Mocinha, quantas tentativas a gente pode fazer? Ela sorriu compreensiva e disse: quantas a senhora quiser, fique tranquila. Pois bem, tentamos umas três vezes e cada foto parecia uma pior que a outra. Até que me dei por vencida, e desvalida e deprimida. É, não tem jeito de melhorar. Fiquemos com esta última. Fazer o quê? Idade é idade. A moça foi finalizando e quando já estava tudo praticamente pronto, fui acometida por um férreo ímpeto e tal qual um náufrago que avista uma taboa no vasto oceano ou ainda um condenado na forca que implora por um último perdão do rei, pedi uma última vez: desculpe insistir, mas será que ainda dá para uma última tentativa de foto melhor? Ou quem sabe eu posso fazer um selfie, meus selfies são uma belezinha, quer ver? Claro que foi brincadeira, mas como costuma dizer meu marido sobre um ditado de sua velha sogra portuguesa: “é brincando que se dizem as grandes verdades.” A moça colocou um pouco de dificuldade, disse que teríamos que recomeçar tudo, mas enfim, assentiu. Ficou a quarta foto, nem pior nem melhor que as outras três, porém, serviu para eu ir me acostumando com a foto real, nua e crua. Afinal, a gente se acostuma com tudo na vida.

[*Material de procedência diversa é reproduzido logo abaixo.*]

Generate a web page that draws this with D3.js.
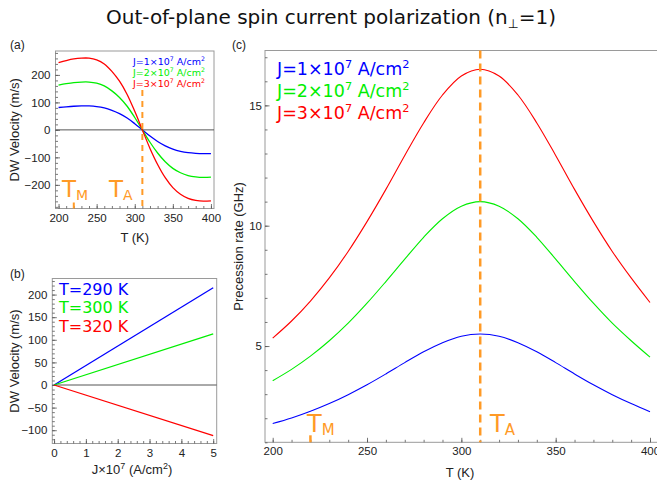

Bem, como eu disse em um poema, a carteira de identidade não é de todo uma verdade. Lá está meu nome, de meu pai, minha mãe, o dia, mês e ano que nasci. Mas não fala das dores que sofri, das alegrias que vivi. Na identidade, não consta aquela saudade daquela cidade que eu perdi. Lá não estão minhas lágrimas, meus sonhos, minha fala, minhas lembranças, minha história que escrevo todos os dias. Não, minha identidade não é de todo uma verdade. É apenas um papel, um simulacro do que eu sou. A informação é correta, mas não diz que sou poeta. Falta quase tudo nesta triste gravura. Falta ternura.

A identidade não é de todo uma verdade, só tem duas verdades verdadeiríssimas, a data de nascimento que não mente e a foto que não a deixa mentir. Tudo isso realmente aconteceu, não falo mentira, só costuro e bordo um pouco, querendo dizer que exagero ao escrever porque quem escreve aumenta um tanto e também brinco muito para a vida não ficar tão difícil.